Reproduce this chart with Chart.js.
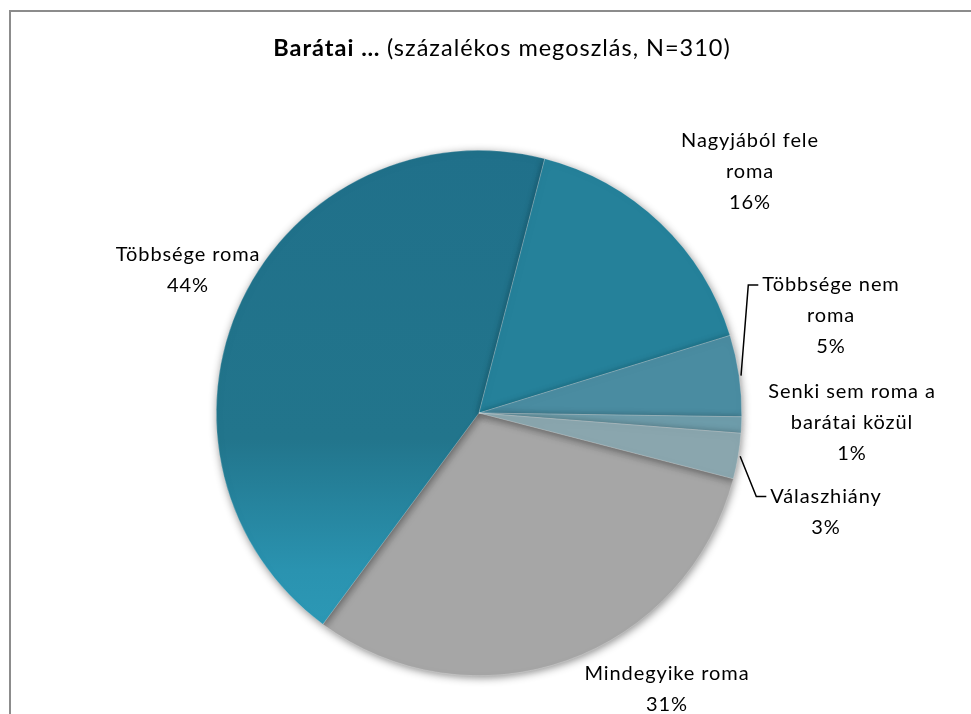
<!DOCTYPE html>
<html>
<head>
<meta charset="utf-8">
<script src="https://cdn.jsdelivr.net/npm/chart.js@4.4.1/dist/chart.umd.min.js"></script>
<style>
  html, body { margin: 0; padding: 0; background: #fff; }
  #wrap { position: relative; width: 971px; height: 714px; }
  #frame {
    position: absolute; left: 9px; top: 10px; width: 980px; height: 720px;
    border-left: 2px solid #8c8c8c; border-top: 2px solid #8c8c8c;
  }
</style>
</head>
<body>
<div id="wrap">
  <div id="frame"></div>
  <canvas id="pieChart" width="971" height="714"></canvas>
</div>
<script>
"use strict";

// data (percent, N=310)
var labels = [
  ['Mindegyike roma'],
  ['Többsége roma'],
  ['Nagyjából fele', 'roma'],
  ['Többsége nem', 'roma'],
  ['Senki sem roma a', 'barátai közül'],
  ['Válaszhiány']
];
var values = [31.1, 43.9, 16.2, 5.0, 1.0, 2.8];
var colors = ['#a6a6a6', null, '#25819a', '#4a8ca1', '#6e9dab', '#8aa6ae'];

// label block offsets from pie centre (px), and which labels get a leader line
var labelOffset = [
  [188, 276], [-291, -143], [271, -241], [352, -97], [373, 10], [347, 99]
];
var leader = [false, false, false, true, false, true];

var FONT = 'Lato, "Open Sans", sans-serif';

function bigSliceGradient(ctx, area) {
  var g = ctx.createLinearGradient(0, area.top, 0, area.bottom);
  g.addColorStop(0, '#20708a');
  g.addColorStop(0.55, '#22758c');
  g.addColorStop(0.8, '#2a93b0');
  g.addColorStop(1, '#2e9dba');
  return g;
}

var shadowPlugin = {
  id: 'shadow',
  beforeDatasetsDraw: function (chart) {
    var c = chart.ctx;
    c.save();
    c.shadowColor = 'rgba(0,0,0,0.45)';
    c.shadowBlur = 8;
    c.shadowOffsetX = 1;
    c.shadowOffsetY = 2;
  },
  afterDatasetsDraw: function (chart) {
    chart.ctx.restore();
  }
};

var textPlugin = {
  id: 'texts',
  afterDraw: function (chart) {
    var c = chart.ctx;
    var meta = chart.getDatasetMeta(0);
    var lh = 31;
    c.save();
    c.fillStyle = '#000';
    c.textBaseline = 'middle';

    // title: bold part + normal part
    var t1 = 'Barátai … ';
    var t2 = '(százalékos megoszlás, N=310)';
    c.letterSpacing = '1px';
    c.font = 'bold 23.5px ' + FONT;
    var w1 = c.measureText(t1).width;
    c.font = '23.5px ' + FONT;
    var w2 = c.measureText(t2).width;
    var x0 = 502 - (w1 + w2) / 2;
    c.textAlign = 'left';
    c.font = 'bold 23.5px ' + FONT;
    c.fillText(t1, x0, 48);
    c.font = '23.5px ' + FONT;
    c.fillText(t2, x0 + w1, 48);

    c.letterSpacing = '0.9px';
    c.font = '20px ' + FONT;
    meta.data.forEach(function (arc, i) {
      var cx = arc.x, cy = arc.y;
      var lines = labels[i].concat([Math.round(values[i]) + '%']);
      var bx = cx + labelOffset[i][0];
      var by = cy + labelOffset[i][1];
      var y0 = by - (lines.length - 1) * lh / 2;
      c.textAlign = 'center';
      lines.forEach(function (s, k) {
        c.fillText(s, bx, y0 + k * lh);
      });
      if (leader[i]) {
        var mid = (arc.startAngle + arc.endAngle) / 2;
        var ex = cx + Math.cos(mid) * arc.outerRadius;
        var ey = cy + Math.sin(mid) * arc.outerRadius;
        var left = bx - c.measureText(lines[0]).width / 2;
        c.beginPath();
        c.strokeStyle = '#000';
        c.lineWidth = 1.5;
        c.moveTo(ex + 2, ey);
        c.lineTo(left - 14, y0);
        c.lineTo(left - 4, y0);
        c.stroke();
      }
    });
    c.restore();
  }
};

var ctx = document.getElementById('pieChart').getContext('2d');
var myChart = new Chart(ctx, {
  type: 'pie',
  data: {
    labels: labels.map(function (l) { return l.join(' '); }),
    datasets: [{
      data: values,
      backgroundColor: function (context) {
        var i = context.dataIndex;
        if (colors[i]) return colors[i];
        var area = context.chart.chartArea;
        if (!area) return '#22758c';
        return bigSliceGradient(context.chart.ctx, area);
      },
      borderWidth: 0.6,
      borderColor: 'rgba(255,255,255,0.35)'
    }]
  },
  options: {
    responsive: false,
    animation: false,
    rotation: 104.5,
    layout: { padding: { left: 100, right: 113, top: 150, bottom: 38 } },
    plugins: {
      legend: { display: false },
      title: { display: false },
      tooltip: { enabled: false }
    }
  },
  plugins: [shadowPlugin, textPlugin]
});
</script>
</body>
</html>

▬▬▬

THE REQUEST
Reproduce the listing above exactly, excluding all pictures.

ANSWER TO THE EXERCISE
Reproduce this chart with Chart.js.
<!DOCTYPE html>
<html>
<head>
<meta charset="utf-8">
<script src="https://cdn.jsdelivr.net/npm/chart.js@4.4.1/dist/chart.umd.min.js"></script>
<style>
  html, body { margin: 0; padding: 0; background: #fff; }
  #wrap { position: relative; width: 971px; height: 714px; }
  #frame {
    position: absolute; left: 9px; top: 10px; width: 980px; height: 720px;
    border-left: 2px solid #8c8c8c; border-top: 2px solid #8c8c8c;
  }
</style>
</head>
<body>
<div id="wrap">
  <div id="frame"></div>
  <canvas id="pieChart" width="971" height="714"></canvas>
</div>
<script>
"use strict";

// data (percent, N=310)
var labels = [
  ['Mindegyike roma'],
  ['Többsége roma'],
  ['Nagyjából fele', 'roma'],
  ['Többsége nem', 'roma'],
  ['Senki sem roma a', 'barátai közül'],
  ['Válaszhiány']
];
var values = [31.1, 43.9, 16.2, 5.0, 1.0, 2.8];
var colors = ['#a6a6a6', null, '#25819a', '#4a8ca1', '#6e9dab', '#8aa6ae'];

// label block offsets from pie centre (px), and which labels get a leader line
var labelOffset = [
  [188, 276], [-291, -143], [271, -241], [352, -97], [373, 10], [347, 99]
];
var leader = [false, false, false, true, false, true];

var FONT = 'Lato, "Open Sans", sans-serif';

function bigSliceGradient(ctx, area) {
  var g = ctx.createLinearGradient(0, area.top, 0, area.bottom);
  g.addColorStop(0, '#20708a');
  g.addColorStop(0.55, '#22758c');
  g.addColorStop(0.8, '#2a93b0');
  g.addColorStop(1, '#2e9dba');
  return g;
}

var shadowPlugin = {
  id: 'shadow',
  beforeDatasetsDraw: function (chart) {
    var c = chart.ctx;
    c.save();
    c.shadowColor = 'rgba(0,0,0,0.45)';
    c.shadowBlur = 8;
    c.shadowOffsetX = 1;
    c.shadowOffsetY = 2;
  },
  afterDatasetsDraw: function (chart) {
    chart.ctx.restore();
  }
};

var textPlugin = {
  id: 'texts',
  afterDraw: function (chart) {
    var c = chart.ctx;
    var meta = chart.getDatasetMeta(0);
    var lh = 31;
    c.save();
    c.fillStyle = '#000';
    c.textBaseline = 'middle';

    // title: bold part + normal part
    var t1 = 'Barátai … ';
    var t2 = '(százalékos megoszlás, N=310)';
    c.letterSpacing = '1px';
    c.font = 'bold 23.5px ' + FONT;
    var w1 = c.measureText(t1).width;
    c.font = '23.5px ' + FONT;
    var w2 = c.measureText(t2).width;
    var x0 = 502 - (w1 + w2) / 2;
    c.textAlign = 'left';
    c.font = 'bold 23.5px ' + FONT;
    c.fillText(t1, x0, 48);
    c.font = '23.5px ' + FONT;
    c.fillText(t2, x0 + w1, 48);

    c.letterSpacing = '0.9px';
    c.font = '20px ' + FONT;
    meta.data.forEach(function (arc, i) {
      var cx = arc.x, cy = arc.y;
      var lines = labels[i].concat([Math.round(values[i]) + '%']);
      var bx = cx + labelOffset[i][0];
      var by = cy + labelOffset[i][1];
      var y0 = by - (lines.length - 1) * lh / 2;
      c.textAlign = 'center';
      lines.forEach(function (s, k) {
        c.fillText(s, bx, y0 + k * lh);
      });
      if (leader[i]) {
        var mid = (arc.startAngle + arc.endAngle) / 2;
        var ex = cx + Math.cos(mid) * arc.outerRadius;
        var ey = cy + Math.sin(mid) * arc.outerRadius;
        var left = bx - c.measureText(lines[0]).width / 2;
        c.beginPath();
        c.strokeStyle = '#000';
        c.lineWidth = 1.5;
        c.moveTo(ex + 2, ey);
        c.lineTo(left - 14, y0);
        c.lineTo(left - 4, y0);
        c.stroke();
      }
    });
    c.restore();
  }
};

var ctx = document.getElementById('pieChart').getContext('2d');
var myChart = new Chart(ctx, {
  type: 'pie',
  data: {
    labels: labels.map(function (l) { return l.join(' '); }),
    datasets: [{
      data: values,
      backgroundColor: function (context) {
        var i = context.dataIndex;
        if (colors[i]) return colors[i];
        var area = context.chart.chartArea;
        if (!area) return '#22758c';
        return bigSliceGradient(context.chart.ctx, area);
      },
      borderWidth: 0.6,
      borderColor: 'rgba(255,255,255,0.35)'
    }]
  },
  options: {
    responsive: false,
    animation: false,
    rotation: 104.5,
    layout: { padding: { left: 100, right: 113, top: 150, bottom: 38 } },
    plugins: {
      legend: { display: false },
      title: { display: false },
      tooltip: { enabled: false }
    }
  },
  plugins: [shadowPlugin, textPlugin]
});
</script>
</body>
</html>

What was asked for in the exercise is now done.